A teacher myself, and someone of a certain age, I found myself more interested in this film by a minor character, Jenny's English teacher Miss Stubbs, than by its young protagonist (Jenny herself). I don't think that this was all about age.

For its first hour and more, "An Education" is a fable of romantic rebellion against loving but conventional parents, who see their daughter's striking academic talents only as a means by which she can enter Oxford in search of an economically promising husband. Jenny herself wants a wider space for passion, for life; in her revulsion against her parents' utilitarian aspirations she thinks she has found a glorious mentor in a handsome and charming man, David, who, as she soon knows, obtains money fraudulently and who, as at first she doesn't know, already has a wife and child and a history of affairs with pretty innocents. The sexual initiation he provides her on her seventeenth birthday is gentle but, apparently (the scene is discreet, all but skipped over), mechanical and short-lived. But she remains dazzled by his other gifts--art auctions, trips to Paris, a veneer of chic fashion and the trappings of culture. When she sacrifices her school work to pursue this affair, she is expelled; and suddenly she has to contemplate Oxford as likely to be unreachable rather than as a vague invitation to social advancement. When it seems to be gone, she begins to understand what else it might be.
Her changed perspective is close to arriving too late. Her headmistress is scornful and unforgiving. But Jenny has the wit and the honesty to submit herself to the authority of Miss Stubbs, an unmarried, thirty-something exemplar of intellectual independence and personal integrity. In the full early glow of her infatuation with David, Jenny has rejected Miss Stubbs, to her beautiful face, as 'dead,' when the teacher tried to call her to something more substantial than seduction. But now, and especially once she has seen Miss Stubbs' modest but stylish apartment, full of real books, Jenny is quick to see how uncomprehending she herself has been. When she asks for help, Miss Stubbs is relieved rather than reproachful, and apparently she also has practical abilities and resources, since the scene soon shifts to Oxford.
It is there that in a voiceover Jenny allows us and herself to see that deep ambiguities remain.
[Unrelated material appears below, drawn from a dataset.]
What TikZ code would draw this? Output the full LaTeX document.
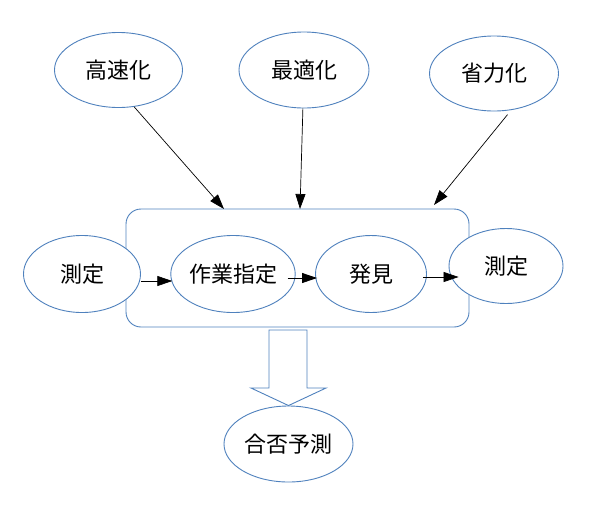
\documentclass[tikz,border=0pt]{standalone}
\usepackage{fontspec}
\newfontfamily\cjk{Noto Sans CJK JP}
\usetikzlibrary{arrows.meta,shapes.geometric}
\definecolor{eblue}{RGB}{79,129,189}
\begin{document}
\begin{tikzpicture}[x=1pt,y=-1pt,
  oval/.style={ellipse,draw=eblue,line width=0.9pt,fill=white,inner sep=0pt,
    font=\cjk\fontsize{22}{26}\selectfont},
  conn/.style={-{Triangle[length=15pt,width=10pt]},line width=0.7pt,black}]
\useasboundingbox (0,0) rectangle (591,512);
\node[draw=eblue,line width=0.9pt,rounded corners=15pt,minimum width=343pt,minimum height=118pt] (box) at (297.5,268) {};
\node[oval,minimum width=128pt,minimum height=75pt] (k) at (118.5,70) {高速化};
\node[oval,minimum width=130pt,minimum height=76pt] (s) at (304,70) {最適化};
\node[oval,minimum width=129pt,minimum height=75pt] (r) at (494,73.5) {省力化};
\node[oval,minimum width=117pt,minimum height=77pt] (m1) at (82,274) {測定};
\node[oval,minimum width=115pt,minimum height=77pt] (w) at (233,274) {作業指定};
\node[oval,minimum width=111pt,minimum height=77pt] (h) at (371,274) {発見};
\node[oval,minimum width=114pt,minimum height=75pt] (m2) at (506,266) {測定};
\node[oval,minimum width=129pt,minimum height=76pt] (g) at (288.5,444) {合否予測};
\coordinate (t1) at (224,209);
\coordinate (t2) at (300,209);
\coordinate (t3) at (434,205);
\draw[conn] (k.-67) -- (t1);
\draw[conn] (s) -- (t2);
\draw[conn] ([yshift=-4pt]r.-70) -- (t3);
\draw[conn] ([yshift=-7pt]m1.east) -- ([yshift=-7pt,xshift=2pt]w.west);
\draw[conn] ([xshift=-8pt,yshift=-4pt]w.east) -- ([xshift=2pt,yshift=-4pt]h.west);
\draw[conn] ([xshift=-4pt,yshift=-3pt]h.east) -- ([xshift=10pt,yshift=-11pt]m2.west);
\draw[draw=eblue,line width=0.9pt,fill=white]
  (269,330) -- (307,330) -- (307,388) -- (326,388) -- (g.north) -- (251,388) -- (269,388) -- cycle;
\end{tikzpicture}
\end{document}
While her idea of an education has grown and deepened, she has acquired a certain ruthlessness in her pursuit of it. She tells an undergraduate suitor that she would be thrilled to discover Paris in his company, lying to him in order to encourage his advances and advance the trip. (By this time though she sees things through such new eyes that her words are not far from the truth.) One wonders whether Miss Stubbs, when younger, had to work through similar temptations, and whether her solitary life expresses the cost of her decision, her choices, as well as being the form she has found for her freedom, depth, and authenticity. What sort of liberation will Jenny choose? It will in any case be clear-eyed, and it will be an adult choice. But there is no guarantee that it will be one that will make her a soul-mate of Miss Stubbs. The film ends before we can know; we can only hope for Jenny that a university education will have given her enough of a grounding in the contemporary world and the world of ideas to let her choose an authentic future that matches her vibrancy and openness to growth.
Both characters have some real complexity, but I was moved most deeply by Miss Stubbs's willingness to serve Jenny without hesitation or reproach--indeed with relief, even joy--despite having been savaged by her earlier in the film. Part of the scene's power for me stemmed from Olivia Williams' entirely natural representation of Miss Stubbs, her ability not to overshadow Jenny (whose story it is) or insist in any way on her own virtue. Miss Stubbs becomes an emblem of vocation, not just profession. It's not about her. My gratitude for this moment will stay with me long after the rest of the film, good as it is, has faded.